>> begin Material provided
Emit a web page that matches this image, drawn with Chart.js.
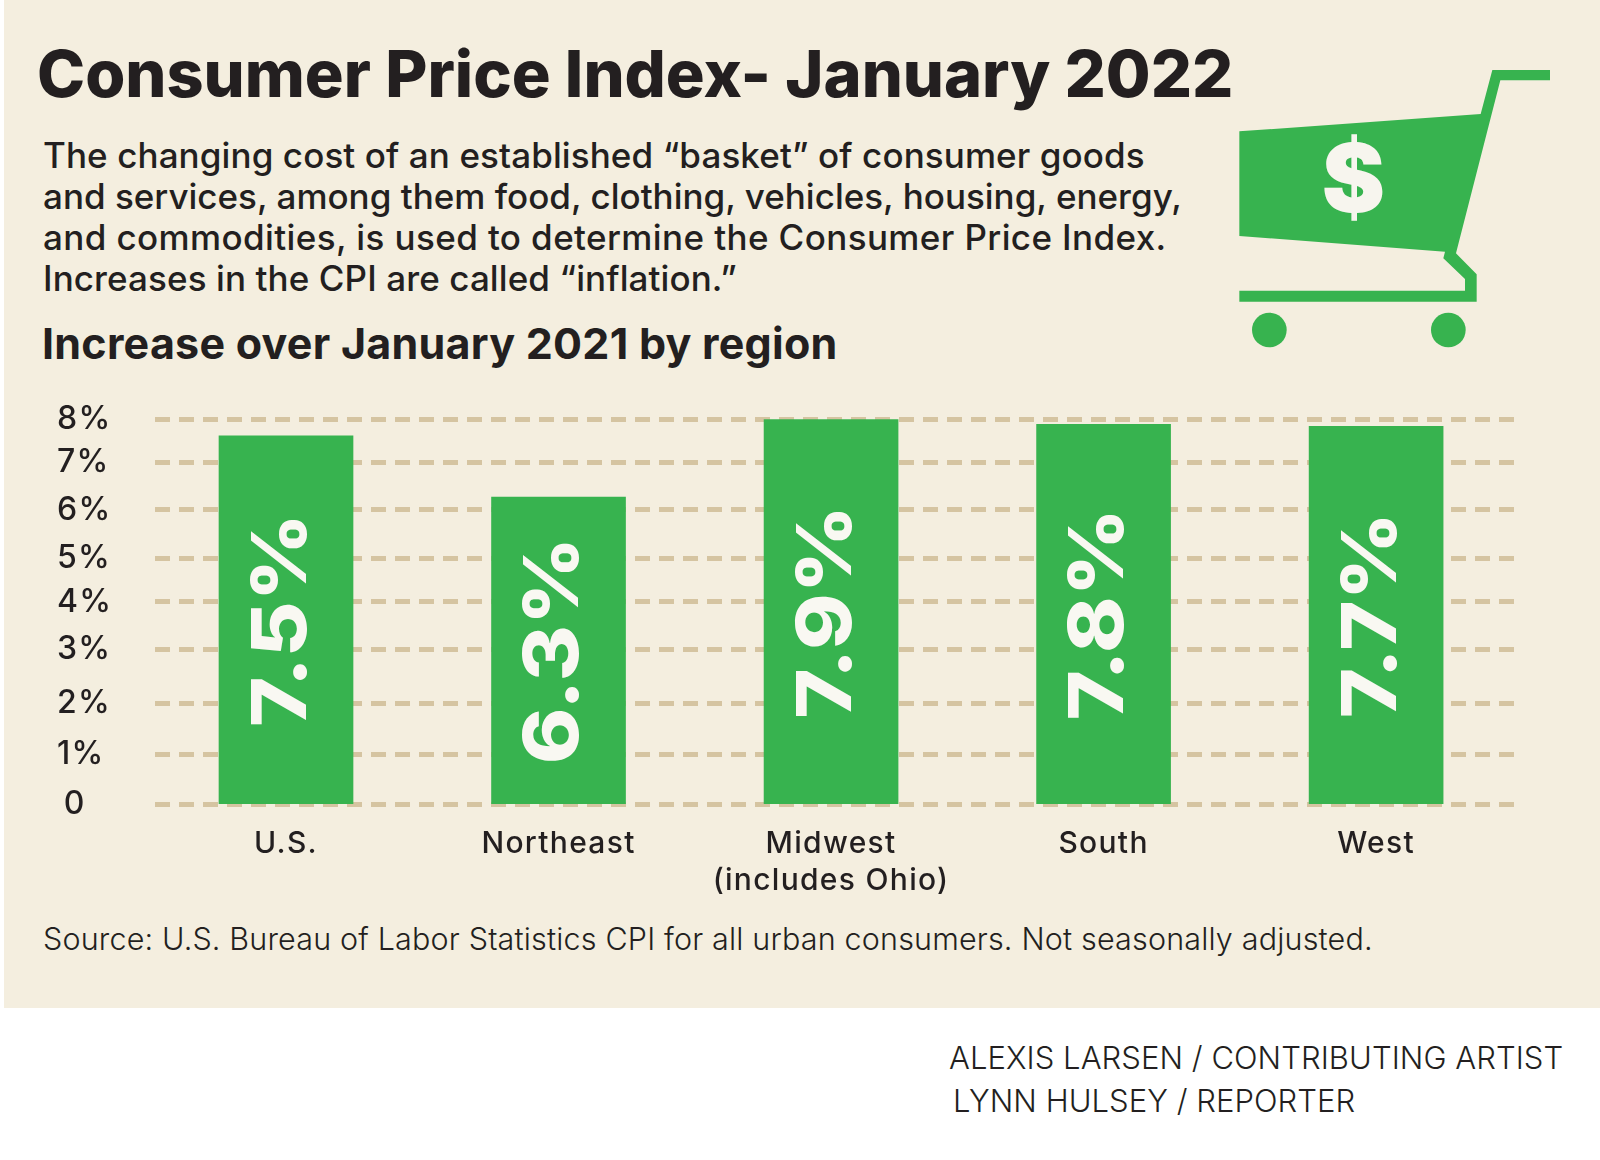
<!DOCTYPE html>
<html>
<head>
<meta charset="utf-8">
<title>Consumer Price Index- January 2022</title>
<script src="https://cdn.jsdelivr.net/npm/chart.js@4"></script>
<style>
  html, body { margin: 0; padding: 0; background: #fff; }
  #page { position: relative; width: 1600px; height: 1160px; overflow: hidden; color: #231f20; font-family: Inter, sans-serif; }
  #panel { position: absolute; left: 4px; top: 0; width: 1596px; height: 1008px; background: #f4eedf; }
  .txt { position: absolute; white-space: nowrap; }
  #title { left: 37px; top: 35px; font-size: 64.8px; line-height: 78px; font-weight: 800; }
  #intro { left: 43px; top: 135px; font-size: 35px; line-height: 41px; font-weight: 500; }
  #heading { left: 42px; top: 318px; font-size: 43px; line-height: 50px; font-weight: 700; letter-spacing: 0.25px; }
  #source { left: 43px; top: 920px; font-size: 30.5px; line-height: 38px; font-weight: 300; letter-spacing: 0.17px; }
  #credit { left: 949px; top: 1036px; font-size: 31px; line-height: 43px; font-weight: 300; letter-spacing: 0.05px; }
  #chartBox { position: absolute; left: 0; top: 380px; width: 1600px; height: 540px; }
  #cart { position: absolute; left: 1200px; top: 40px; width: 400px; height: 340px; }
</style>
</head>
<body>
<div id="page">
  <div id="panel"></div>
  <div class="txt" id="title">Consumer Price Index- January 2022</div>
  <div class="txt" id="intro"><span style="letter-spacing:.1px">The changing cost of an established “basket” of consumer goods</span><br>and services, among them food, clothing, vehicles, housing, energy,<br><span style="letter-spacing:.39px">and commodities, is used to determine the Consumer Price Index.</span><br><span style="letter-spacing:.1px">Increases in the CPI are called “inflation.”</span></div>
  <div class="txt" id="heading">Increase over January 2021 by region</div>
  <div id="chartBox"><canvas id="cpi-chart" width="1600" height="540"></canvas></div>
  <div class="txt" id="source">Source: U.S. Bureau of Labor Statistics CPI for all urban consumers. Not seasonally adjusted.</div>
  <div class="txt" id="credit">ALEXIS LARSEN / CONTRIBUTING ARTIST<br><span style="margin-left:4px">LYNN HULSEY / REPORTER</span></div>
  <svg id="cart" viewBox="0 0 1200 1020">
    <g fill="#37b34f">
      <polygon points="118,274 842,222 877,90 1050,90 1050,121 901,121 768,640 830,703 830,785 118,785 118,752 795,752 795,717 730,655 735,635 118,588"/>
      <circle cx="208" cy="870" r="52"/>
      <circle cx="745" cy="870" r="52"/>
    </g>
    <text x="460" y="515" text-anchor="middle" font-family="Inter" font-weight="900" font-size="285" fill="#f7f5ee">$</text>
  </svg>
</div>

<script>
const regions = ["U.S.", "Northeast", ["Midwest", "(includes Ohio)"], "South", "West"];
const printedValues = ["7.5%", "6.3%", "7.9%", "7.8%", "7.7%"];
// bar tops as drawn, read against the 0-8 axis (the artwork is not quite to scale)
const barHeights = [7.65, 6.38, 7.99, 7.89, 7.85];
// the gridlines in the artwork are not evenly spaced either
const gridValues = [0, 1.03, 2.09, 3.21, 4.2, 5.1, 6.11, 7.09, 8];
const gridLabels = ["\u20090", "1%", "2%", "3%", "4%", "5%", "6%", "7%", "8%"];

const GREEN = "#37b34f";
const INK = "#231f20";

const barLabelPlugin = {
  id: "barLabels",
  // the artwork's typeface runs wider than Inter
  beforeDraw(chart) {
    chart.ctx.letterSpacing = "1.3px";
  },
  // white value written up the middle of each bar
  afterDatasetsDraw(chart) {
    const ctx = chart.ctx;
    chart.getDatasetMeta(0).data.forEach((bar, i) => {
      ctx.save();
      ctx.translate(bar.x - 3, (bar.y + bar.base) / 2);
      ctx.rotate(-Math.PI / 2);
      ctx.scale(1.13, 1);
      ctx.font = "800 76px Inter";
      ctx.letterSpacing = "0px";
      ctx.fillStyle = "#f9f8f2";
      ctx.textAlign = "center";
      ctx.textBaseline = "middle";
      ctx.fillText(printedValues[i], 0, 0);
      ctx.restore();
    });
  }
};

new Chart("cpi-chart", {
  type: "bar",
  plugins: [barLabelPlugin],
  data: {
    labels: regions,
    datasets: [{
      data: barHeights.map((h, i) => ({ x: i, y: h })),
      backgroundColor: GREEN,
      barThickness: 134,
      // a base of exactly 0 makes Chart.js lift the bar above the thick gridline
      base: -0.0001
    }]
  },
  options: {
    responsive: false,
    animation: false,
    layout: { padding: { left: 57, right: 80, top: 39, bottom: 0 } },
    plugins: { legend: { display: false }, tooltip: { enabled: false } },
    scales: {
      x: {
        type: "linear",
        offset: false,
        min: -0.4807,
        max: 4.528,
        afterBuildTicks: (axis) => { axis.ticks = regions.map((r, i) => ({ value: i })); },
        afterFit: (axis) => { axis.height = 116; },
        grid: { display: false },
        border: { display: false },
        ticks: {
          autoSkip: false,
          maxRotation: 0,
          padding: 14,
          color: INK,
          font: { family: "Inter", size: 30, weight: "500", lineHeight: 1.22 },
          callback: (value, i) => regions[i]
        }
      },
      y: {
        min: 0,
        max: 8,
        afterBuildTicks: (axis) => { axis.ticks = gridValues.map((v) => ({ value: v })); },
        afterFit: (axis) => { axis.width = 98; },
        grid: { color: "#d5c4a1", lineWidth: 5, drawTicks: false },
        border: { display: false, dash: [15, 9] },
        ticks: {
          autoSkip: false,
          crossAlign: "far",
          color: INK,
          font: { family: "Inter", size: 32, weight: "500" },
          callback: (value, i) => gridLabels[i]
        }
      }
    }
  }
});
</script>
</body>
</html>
>> end Material provided
* [Your task]: Sift the material for lines with the string "page". Copy each one found.

* [Task result]:
Emit a web page that matches this image, drawn with Chart.js.
  #page { position: relative; width: 1600px; height: 1160px; overflow: hidden; color: #231f20; font-family: Inter, sans-serif; }
<div id="page">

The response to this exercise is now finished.